Problem description: Where a line below holds the string "chart", copy that line.

———

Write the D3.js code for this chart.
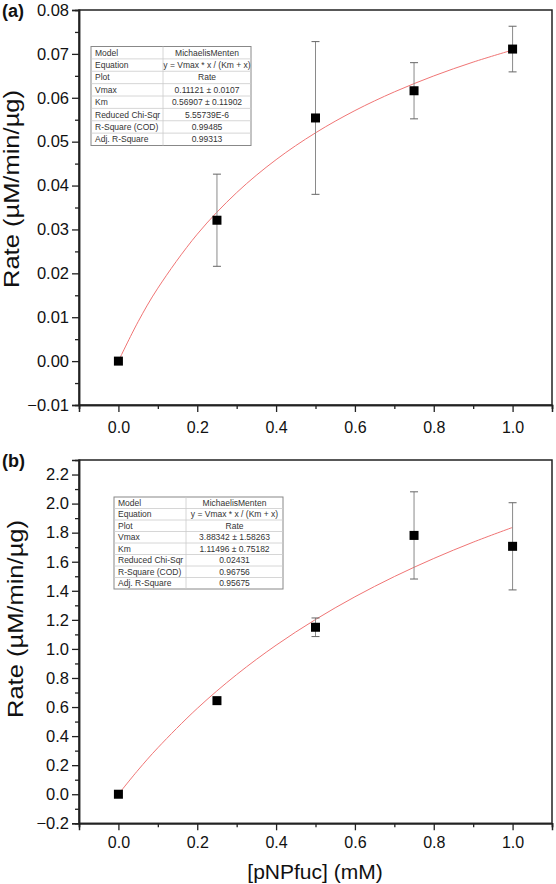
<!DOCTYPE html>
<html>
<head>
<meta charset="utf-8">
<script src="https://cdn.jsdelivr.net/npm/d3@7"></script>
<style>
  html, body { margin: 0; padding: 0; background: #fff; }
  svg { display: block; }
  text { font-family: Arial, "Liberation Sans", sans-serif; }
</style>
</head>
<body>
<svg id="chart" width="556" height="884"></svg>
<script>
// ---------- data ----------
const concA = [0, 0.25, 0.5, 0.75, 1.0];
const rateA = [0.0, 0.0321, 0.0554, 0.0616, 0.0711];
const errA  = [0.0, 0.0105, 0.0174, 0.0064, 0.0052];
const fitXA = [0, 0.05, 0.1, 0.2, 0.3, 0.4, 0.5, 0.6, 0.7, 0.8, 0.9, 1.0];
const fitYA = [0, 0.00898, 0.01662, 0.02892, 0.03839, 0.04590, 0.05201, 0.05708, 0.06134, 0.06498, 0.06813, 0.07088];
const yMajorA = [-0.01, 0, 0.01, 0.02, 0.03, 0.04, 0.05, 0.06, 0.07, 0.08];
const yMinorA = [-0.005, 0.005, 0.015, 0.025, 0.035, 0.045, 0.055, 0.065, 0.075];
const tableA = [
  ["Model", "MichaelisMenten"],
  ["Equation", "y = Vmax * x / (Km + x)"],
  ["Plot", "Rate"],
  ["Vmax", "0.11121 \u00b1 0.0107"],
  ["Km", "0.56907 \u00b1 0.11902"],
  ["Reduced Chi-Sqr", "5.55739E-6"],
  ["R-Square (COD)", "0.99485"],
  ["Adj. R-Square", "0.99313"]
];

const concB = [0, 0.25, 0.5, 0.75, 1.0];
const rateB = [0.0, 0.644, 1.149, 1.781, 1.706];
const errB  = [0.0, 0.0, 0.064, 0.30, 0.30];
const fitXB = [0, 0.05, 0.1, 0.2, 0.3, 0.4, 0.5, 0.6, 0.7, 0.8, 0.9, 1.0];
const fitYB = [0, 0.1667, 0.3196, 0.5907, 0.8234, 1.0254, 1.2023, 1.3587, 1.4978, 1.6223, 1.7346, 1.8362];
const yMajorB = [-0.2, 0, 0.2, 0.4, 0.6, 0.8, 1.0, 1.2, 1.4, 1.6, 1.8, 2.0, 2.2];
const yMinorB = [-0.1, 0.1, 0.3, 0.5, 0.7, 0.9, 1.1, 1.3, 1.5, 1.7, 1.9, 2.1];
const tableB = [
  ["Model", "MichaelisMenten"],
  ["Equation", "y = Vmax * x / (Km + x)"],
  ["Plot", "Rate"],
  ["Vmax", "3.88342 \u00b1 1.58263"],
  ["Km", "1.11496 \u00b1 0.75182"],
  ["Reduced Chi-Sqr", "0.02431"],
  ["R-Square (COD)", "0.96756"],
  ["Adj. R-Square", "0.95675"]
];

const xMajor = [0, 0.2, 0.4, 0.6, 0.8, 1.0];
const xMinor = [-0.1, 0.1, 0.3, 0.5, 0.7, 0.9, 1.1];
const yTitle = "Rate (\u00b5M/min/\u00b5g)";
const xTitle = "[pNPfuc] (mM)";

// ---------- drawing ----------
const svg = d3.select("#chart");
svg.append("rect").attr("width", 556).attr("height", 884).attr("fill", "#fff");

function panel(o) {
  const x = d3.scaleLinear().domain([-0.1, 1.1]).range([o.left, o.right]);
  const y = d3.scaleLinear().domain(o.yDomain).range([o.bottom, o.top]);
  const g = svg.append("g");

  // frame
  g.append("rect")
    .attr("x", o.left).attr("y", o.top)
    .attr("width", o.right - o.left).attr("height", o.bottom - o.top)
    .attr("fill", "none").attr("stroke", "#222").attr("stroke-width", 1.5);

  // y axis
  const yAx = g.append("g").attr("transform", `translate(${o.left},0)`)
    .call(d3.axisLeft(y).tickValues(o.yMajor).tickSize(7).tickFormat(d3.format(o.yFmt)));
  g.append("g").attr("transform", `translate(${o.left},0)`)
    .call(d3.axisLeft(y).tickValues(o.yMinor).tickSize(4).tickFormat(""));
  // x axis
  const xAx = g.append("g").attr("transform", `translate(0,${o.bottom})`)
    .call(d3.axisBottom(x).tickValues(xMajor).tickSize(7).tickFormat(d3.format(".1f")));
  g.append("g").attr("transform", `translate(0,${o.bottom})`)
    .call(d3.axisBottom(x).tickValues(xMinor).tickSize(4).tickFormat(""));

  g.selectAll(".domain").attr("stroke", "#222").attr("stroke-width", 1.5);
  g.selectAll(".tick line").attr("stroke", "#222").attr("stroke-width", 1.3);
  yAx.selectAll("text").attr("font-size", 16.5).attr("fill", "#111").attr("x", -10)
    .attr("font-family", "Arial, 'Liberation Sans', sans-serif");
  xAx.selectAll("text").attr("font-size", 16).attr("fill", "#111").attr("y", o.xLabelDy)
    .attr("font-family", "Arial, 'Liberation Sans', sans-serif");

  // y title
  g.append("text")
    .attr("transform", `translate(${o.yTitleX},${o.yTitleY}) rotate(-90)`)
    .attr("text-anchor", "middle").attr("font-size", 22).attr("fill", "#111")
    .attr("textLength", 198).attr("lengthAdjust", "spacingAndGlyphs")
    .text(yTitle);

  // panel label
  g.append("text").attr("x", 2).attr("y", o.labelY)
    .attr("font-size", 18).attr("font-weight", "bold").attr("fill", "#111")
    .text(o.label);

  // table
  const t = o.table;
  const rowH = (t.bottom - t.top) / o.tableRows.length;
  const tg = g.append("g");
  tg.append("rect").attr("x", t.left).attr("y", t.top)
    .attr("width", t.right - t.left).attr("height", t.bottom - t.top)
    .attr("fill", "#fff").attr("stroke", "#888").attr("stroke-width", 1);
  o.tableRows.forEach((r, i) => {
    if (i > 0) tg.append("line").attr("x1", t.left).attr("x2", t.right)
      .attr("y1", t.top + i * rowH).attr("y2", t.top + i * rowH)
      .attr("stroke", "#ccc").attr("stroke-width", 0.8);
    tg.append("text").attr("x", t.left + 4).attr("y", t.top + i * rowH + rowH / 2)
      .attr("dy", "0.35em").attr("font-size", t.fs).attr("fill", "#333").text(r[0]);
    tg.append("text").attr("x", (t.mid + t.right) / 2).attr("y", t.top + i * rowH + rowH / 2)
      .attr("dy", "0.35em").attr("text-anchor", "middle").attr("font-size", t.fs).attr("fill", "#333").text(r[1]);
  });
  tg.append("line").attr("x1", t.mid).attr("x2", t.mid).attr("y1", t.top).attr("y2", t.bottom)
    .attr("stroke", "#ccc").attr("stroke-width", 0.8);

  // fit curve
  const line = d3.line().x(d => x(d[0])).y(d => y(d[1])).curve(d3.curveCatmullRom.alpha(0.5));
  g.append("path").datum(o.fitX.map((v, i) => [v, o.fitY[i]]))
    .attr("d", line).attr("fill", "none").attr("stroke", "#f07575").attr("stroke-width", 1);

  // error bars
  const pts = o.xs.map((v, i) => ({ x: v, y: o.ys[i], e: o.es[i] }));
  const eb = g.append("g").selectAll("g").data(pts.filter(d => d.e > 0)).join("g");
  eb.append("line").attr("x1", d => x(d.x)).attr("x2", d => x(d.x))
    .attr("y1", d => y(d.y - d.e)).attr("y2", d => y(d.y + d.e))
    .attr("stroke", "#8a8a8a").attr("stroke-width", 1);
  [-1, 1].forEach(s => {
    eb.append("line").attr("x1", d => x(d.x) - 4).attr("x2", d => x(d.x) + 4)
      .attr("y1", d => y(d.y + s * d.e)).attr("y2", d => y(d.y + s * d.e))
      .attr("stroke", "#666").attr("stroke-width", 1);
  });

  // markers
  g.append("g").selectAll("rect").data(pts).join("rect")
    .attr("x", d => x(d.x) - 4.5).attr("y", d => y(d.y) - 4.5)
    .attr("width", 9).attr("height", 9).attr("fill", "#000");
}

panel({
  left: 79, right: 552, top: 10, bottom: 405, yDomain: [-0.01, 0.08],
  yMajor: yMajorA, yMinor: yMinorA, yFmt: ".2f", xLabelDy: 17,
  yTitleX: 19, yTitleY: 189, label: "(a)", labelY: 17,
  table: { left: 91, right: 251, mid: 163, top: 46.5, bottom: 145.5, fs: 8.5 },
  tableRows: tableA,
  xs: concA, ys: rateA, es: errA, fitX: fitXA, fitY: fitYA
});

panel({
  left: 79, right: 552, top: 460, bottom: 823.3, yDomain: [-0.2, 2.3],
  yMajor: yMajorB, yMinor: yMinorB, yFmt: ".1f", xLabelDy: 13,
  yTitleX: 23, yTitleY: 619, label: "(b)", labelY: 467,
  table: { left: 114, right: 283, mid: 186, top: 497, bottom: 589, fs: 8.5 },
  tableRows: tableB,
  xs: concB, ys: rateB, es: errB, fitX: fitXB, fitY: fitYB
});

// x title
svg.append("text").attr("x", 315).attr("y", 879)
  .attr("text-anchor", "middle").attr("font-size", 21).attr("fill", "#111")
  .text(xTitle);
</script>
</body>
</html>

———

Output for this task:
Write the D3.js code for this chart.
<svg id="chart" width="556" height="884"></svg>
const svg = d3.select("#chart");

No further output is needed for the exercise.